The governments took seven years to finish the plan, slowed by disputes over the style and density of homes to be built in the 12,000-acre swath. Combined with an economic recession, the moratorium ensured suburban growth largely stopped at the county line.

“We haven’t had, really, a lot of interest in that area,” said Jason Sullivan, Chatham’s planning director. “We haven’t had a lot of interest in new development in the county in general.”

That’s changing. Last year, Cary and Chatham County designated about 2,900 acres along the border for low-density residential development and annexation into Cary, opening the town’s farthest frontier for business again.

A developer already is planning another subdivision near the new Lewter Shop Road project, according to Glenda Toppe, a planning consultant for both proposals.

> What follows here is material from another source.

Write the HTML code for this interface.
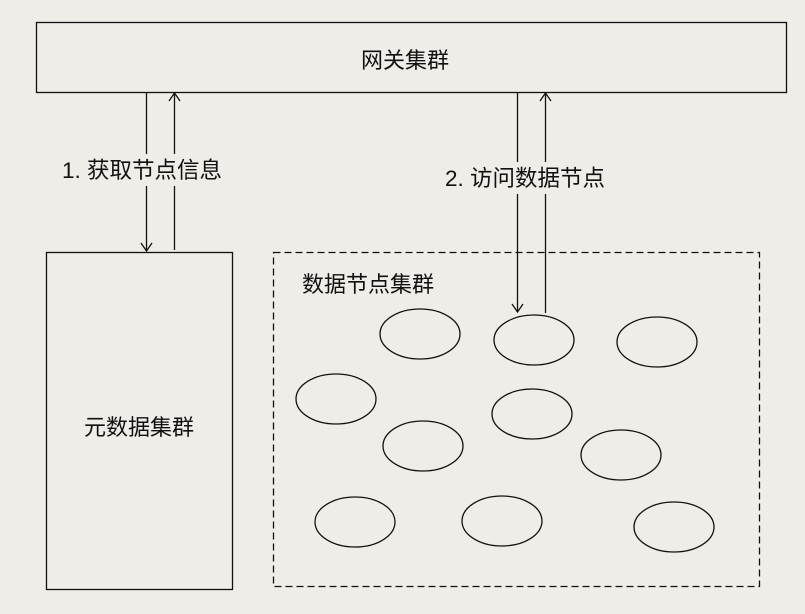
<!DOCTYPE html>
<html><head><meta charset="utf-8"><style>
html,body{margin:0;padding:0;background:#f0ece8;}
svg{display:block}
text{font-family:"Liberation Sans","Noto Sans CJK SC",sans-serif;fill:#111;}
</style></head><body>
<svg width="805" height="614" viewBox="0 0 805 614" xmlns="http://www.w3.org/2000/svg">
<rect x="0" y="0" width="805" height="614" fill="#f0ece8"/>
<g fill="none" stroke="#111" stroke-width="1.3">
<rect x="36.5" y="22.5" width="750" height="70"/>
<rect x="46.5" y="252.5" width="186" height="337"/>
<rect x="273.5" y="252.5" width="486" height="334" stroke-dasharray="7,4"/>
<line x1="146.5" y1="92" x2="146.5" y2="251"/>
<polyline points="141,243 146.5,251 152,243"/>
<line x1="174.5" y1="250" x2="174.5" y2="93"/>
<polyline points="169,101 174.5,93 180,101"/>
<line x1="517.5" y1="92" x2="517.5" y2="312"/>
<polyline points="512,304 517.5,312 523,304"/>
<line x1="545.5" y1="313" x2="545.5" y2="93"/>
<polyline points="540,101 545.5,93 551,101"/>
<ellipse cx="420" cy="334" rx="40" ry="25"/>
<ellipse cx="534" cy="340" rx="40" ry="25"/>
<ellipse cx="657" cy="342" rx="40" ry="25"/>
<ellipse cx="336" cy="399" rx="40" ry="25"/>
<ellipse cx="532" cy="414" rx="40" ry="25"/>
<ellipse cx="423" cy="446" rx="40" ry="25"/>
<ellipse cx="621" cy="455" rx="40" ry="25"/>
<ellipse cx="355" cy="522" rx="40" ry="25"/>
<ellipse cx="502" cy="521" rx="40" ry="25"/>
<ellipse cx="674" cy="527" rx="40" ry="25"/>
</g>
<rect x="60" y="154" width="166" height="32" fill="#f0ece8"/>
<rect x="443" y="162" width="168" height="32" fill="#f0ece8"/>
<text x="405" y="68" font-size="22" text-anchor="middle">网关集群</text>
<text x="62" y="178" font-size="22.5">1. 获取节点信息</text>
<text x="445" y="186" font-size="22.5">2. 访问数据节点</text>
<text x="302" y="292" font-size="22">数据节点集群</text>
<text x="139" y="435" font-size="22" text-anchor="middle">元数据集群</text>
</svg>
</body></html>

“Every builder that comes here wants to be in Cary. Whether it’s Cary-Chatham County or Cary-Wake County, they don’t seem to mind,” said Stacey Anfindsen, a Cary land appraiser.

Low-density housing

The 76-acre lot on Lewter Shop Road includes expansive fields, woods and at least one small building, according to property records.

Galaxy Investments bought the property from the Yates family for $1.9 million in 2005, according to tax records.

If approved, the request by Galaxy and co-owner Highway 54 Partners would allow a park, a school, a religious use or up to two single-family homes per acre on the 76 acres.

Neither Gary Joyner nor Roy Mashburn Jr., the listed agents for the companies, returned calls for comment.

The proposed residential use is low density on the official Cary scale. But it’s something new for this part of Chatham.

Currently, the heaviest local development is just southward, where big newer houses nestle on multi-acre lots in the woods.

The larger Cary-Chatham area is set aside for what Cary defines as low-density and ultra-low-density housing, plus one mixed-use center on Lewter Shop Road.

So far, the Lewter Shop Road plan hasn’t inspired any public criticism, but Chatham County Commissioner Sally Kost urges ginger steps and open ears.

“I think people would be more welcoming to the development if they knew it was not going to look like everything else in Cary,” Kost said. “Chatham County needs to protect its character and its flavor.”

Cary’s elected officials will consider the Galaxy/Highway 54 project on March 28. Chatham officials may submit their comments, but the town has the final say.

An approval still would leave questions about the project, though. Town rules would require the developer to pay to extend utility lines almost a mile out to the site – a move that could feed more construction on the fringe.